#3: general observation

I think the chick on Torchwood is kinda hot, particularly (I’m not too ashamed to admit) when she wears one of those British police officer uniforms. The actress’s name is Eve Myles. And seeing as how this show is “adult” (and putting my general humanist concerns to the side), I’ve been waiting for her to take her top off, out of a kind of professional curiosity on my part. Come on, Russell T. Davies. If you’re so “adult,” why isn’t there much in the way of sex? I’m disappointed. This is about as “adult” as David O. Selznick paying for the line, “Frankly, my dear, I don’t give a damn.” Ooohhh! Mr. Cutting Edge!

#2: more drinks

One shot of Wild Turkey.

And then I tried out a combination of bourbon, sweet vermouth and Coke. I don’t recommend this. It’s a mix only slightly more repellent than the Hangman’s Blood. So now I’m on Bailey’s for a while. Bailey’s — that port in the storm when you don’t want to wimp out with a yuppie drink like a white wine spritzer, but you can’t handle straight shots.

I’m at a loss as to what to write about, but will happily take requests. Your thoughts?

#1: let the games begin

Hello and welcome to National Drunken Writing Night, where sentences are incoherent, thoughts are even more so, and bloggers have an excuse to sit around the house and drink. The sun is fading beyond the trees in the Park and I’m polishing off an Irish highball as my first drink. I suppose I could have opted for a tequila sunset, but that would have been too cruel a drink to start off with. And besides, there isn’t any tequila at the bar. In fact, much of my bar is composed of bottles leftover from last year.

A few things I should observe: I generally do not write when drinking. Bad enough that caffeine is a part of my writing habits and that I often go nuts with the coffee when working on a lengthy piece. But I cannot imagine much sense to come from drinking and writing — never understood the idealization. I’ve heard stories of an editor regularly insisting to his staff, “Write while drunk! Edit while sober!” Why? Is it not better to get everything as taut as possible in the first draft? To write as coherently as you can?

Granted, there is some value if the commandment were to suggest, “Keep it loose and dirty in the writing stage. Use your brain in the editing stage.” So perhaps this is what the editor was suggesting.

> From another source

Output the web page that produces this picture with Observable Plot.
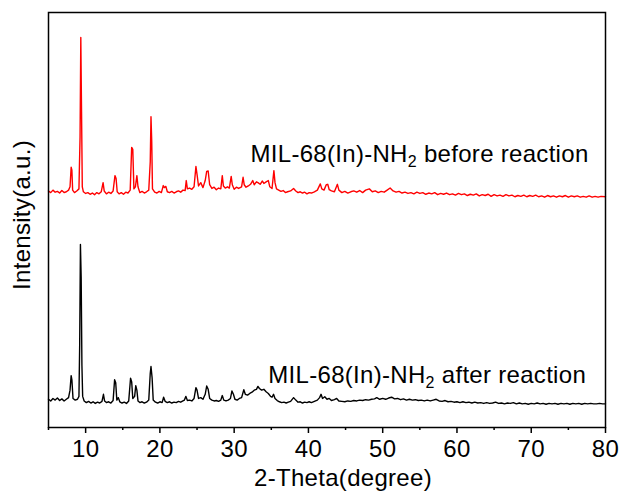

Incidentally, the combination of Jameson and ginger ale is not as bad as I expected, although it does seem incongruous to the Jameson. I think I’m going to man it up a bit and follow this with a straight shot of bourbon.

Postnadru

Although some agua was imbibed last night to soften the blow (thus hindering credence of this conclusion), here is the final verdict on the Hangman’s Blood: As Burgess reported, there is no hangover to speak of. Despite a good deal of champagne, several whiskey and cokes, a nutty rum and whisky concoction invented on the fly, a few Guinnesses and, of course, the HB. The HB then is recommended for people who have a fully stocked bar, aren’t terrified of a cocktail with a noxious taste, and greatly desire to have alcohol affect their head, arms and various portions of the upper torso with celerity.

Burgess was quite wrong, however, to impute a “metaphysical elation.” The results were almost immediately corporeal, but not extra or supernatural in any real sense. The metaphysical failings here are likely my own, since I am certainly not as smart as Burgess, limited only to casual philosophizing, and I don’t really associate drinking with any rise of the intellectual bar.

As it so happens, Pinky’s Paperhaus did participate in last night’s festivities and Mr. B is to be commended for his cartoons and personal riffing. I cannot imagine the hangunder poor Jeff will have from all that coffee, but I do hope he got some solid sleep. Heaven help poor Wholesale Pants Warehouse, who not only went off the deep end but lost track of his wedding ring in the process. This is the kind of typing that some of us were striving for, but somehow failed to achieve. And leave it to Abroad Abroad to post drunken letters to Dave Eggers, among other things.